_Work to be completed_
From the top of the records below, return each line exactly, ending with the line that contains "Chart.register(...registerables);".

Entries with chart source code
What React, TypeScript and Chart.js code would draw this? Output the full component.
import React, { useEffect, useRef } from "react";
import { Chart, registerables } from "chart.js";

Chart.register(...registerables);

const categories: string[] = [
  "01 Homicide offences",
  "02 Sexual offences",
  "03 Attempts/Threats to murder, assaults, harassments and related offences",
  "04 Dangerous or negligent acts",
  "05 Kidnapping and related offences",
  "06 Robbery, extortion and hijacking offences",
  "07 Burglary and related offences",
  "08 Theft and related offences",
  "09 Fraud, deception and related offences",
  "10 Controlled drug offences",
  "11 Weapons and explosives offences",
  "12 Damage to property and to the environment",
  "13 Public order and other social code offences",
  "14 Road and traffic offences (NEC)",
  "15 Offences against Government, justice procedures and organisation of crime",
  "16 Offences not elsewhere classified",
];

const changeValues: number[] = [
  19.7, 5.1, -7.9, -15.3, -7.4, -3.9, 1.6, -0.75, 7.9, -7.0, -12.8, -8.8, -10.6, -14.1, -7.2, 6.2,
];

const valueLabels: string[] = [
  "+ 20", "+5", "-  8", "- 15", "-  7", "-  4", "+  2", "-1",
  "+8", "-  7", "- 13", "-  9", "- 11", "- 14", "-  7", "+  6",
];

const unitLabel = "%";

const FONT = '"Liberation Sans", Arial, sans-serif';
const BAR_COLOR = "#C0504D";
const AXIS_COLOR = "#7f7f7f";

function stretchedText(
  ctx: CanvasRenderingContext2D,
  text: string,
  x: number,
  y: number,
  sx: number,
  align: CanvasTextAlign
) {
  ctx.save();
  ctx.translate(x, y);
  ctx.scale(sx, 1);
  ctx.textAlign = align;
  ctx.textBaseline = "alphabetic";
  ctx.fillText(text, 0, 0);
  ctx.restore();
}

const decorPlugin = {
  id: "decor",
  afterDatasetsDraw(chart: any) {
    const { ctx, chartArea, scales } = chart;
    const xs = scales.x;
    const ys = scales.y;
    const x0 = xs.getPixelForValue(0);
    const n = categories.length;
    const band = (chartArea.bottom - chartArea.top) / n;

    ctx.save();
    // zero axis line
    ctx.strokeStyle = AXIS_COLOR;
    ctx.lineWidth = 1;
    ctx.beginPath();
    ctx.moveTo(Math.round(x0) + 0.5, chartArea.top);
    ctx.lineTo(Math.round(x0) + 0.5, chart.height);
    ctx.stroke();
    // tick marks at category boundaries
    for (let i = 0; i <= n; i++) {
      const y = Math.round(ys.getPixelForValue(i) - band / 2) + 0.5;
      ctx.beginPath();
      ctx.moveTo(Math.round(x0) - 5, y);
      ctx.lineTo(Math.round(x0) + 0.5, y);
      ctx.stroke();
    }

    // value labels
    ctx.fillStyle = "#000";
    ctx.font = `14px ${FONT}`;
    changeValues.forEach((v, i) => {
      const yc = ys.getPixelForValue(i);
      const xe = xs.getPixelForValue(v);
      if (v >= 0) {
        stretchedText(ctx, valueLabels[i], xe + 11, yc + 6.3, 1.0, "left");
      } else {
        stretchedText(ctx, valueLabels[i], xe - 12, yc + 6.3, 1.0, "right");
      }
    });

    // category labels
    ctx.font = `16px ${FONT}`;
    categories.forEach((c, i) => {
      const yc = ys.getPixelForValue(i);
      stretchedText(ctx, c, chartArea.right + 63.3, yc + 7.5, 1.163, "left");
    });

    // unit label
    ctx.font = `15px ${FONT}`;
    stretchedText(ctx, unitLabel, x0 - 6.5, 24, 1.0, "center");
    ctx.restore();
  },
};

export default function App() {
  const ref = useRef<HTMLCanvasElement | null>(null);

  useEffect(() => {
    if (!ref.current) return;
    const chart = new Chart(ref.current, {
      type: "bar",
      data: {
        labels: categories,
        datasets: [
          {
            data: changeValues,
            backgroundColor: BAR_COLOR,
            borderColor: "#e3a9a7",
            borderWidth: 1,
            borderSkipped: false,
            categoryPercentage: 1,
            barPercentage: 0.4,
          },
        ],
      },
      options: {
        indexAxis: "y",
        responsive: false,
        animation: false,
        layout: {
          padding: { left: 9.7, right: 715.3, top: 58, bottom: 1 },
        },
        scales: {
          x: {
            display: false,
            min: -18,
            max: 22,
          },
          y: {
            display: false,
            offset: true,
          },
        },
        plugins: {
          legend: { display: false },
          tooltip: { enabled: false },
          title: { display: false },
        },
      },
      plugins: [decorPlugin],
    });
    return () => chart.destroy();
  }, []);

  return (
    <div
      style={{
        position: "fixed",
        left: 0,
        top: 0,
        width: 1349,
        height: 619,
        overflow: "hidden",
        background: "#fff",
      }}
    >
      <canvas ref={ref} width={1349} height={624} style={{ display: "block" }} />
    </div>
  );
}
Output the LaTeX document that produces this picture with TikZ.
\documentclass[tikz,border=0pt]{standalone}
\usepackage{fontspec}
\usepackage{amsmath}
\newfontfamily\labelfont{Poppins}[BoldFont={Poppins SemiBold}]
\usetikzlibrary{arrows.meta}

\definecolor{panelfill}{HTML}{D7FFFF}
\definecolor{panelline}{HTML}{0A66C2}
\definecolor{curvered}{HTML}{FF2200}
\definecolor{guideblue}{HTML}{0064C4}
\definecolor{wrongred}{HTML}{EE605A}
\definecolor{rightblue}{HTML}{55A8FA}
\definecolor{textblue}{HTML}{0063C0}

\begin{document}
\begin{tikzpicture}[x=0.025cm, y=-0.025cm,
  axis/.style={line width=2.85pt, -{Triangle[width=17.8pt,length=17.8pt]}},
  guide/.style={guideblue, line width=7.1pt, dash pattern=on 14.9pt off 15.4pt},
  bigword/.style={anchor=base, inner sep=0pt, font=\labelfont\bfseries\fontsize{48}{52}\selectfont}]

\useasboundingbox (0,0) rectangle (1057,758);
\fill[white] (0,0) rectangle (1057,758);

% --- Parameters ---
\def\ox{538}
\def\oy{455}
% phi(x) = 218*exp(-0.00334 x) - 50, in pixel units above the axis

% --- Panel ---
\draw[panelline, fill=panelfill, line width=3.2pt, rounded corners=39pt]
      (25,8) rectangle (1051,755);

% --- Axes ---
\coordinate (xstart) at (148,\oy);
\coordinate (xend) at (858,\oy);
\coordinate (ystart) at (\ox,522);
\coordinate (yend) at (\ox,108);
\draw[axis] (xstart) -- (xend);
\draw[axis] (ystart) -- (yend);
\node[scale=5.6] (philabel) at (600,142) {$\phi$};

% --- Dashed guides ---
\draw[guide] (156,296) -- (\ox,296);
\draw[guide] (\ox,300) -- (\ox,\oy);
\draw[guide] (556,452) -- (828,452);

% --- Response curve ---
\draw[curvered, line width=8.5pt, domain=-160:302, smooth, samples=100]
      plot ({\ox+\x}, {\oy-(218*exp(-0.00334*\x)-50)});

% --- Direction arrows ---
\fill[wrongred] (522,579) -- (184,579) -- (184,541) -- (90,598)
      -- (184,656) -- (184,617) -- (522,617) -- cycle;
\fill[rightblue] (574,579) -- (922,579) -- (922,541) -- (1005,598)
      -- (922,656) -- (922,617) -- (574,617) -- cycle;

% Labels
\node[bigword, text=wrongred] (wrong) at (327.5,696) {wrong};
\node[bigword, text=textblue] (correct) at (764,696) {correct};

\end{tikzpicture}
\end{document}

_Result_
What React, TypeScript and Chart.js code would draw this? Output the full component.
import React, { useEffect, useRef } from "react";
import { Chart, registerables } from "chart.js";

Chart.register(...registerables);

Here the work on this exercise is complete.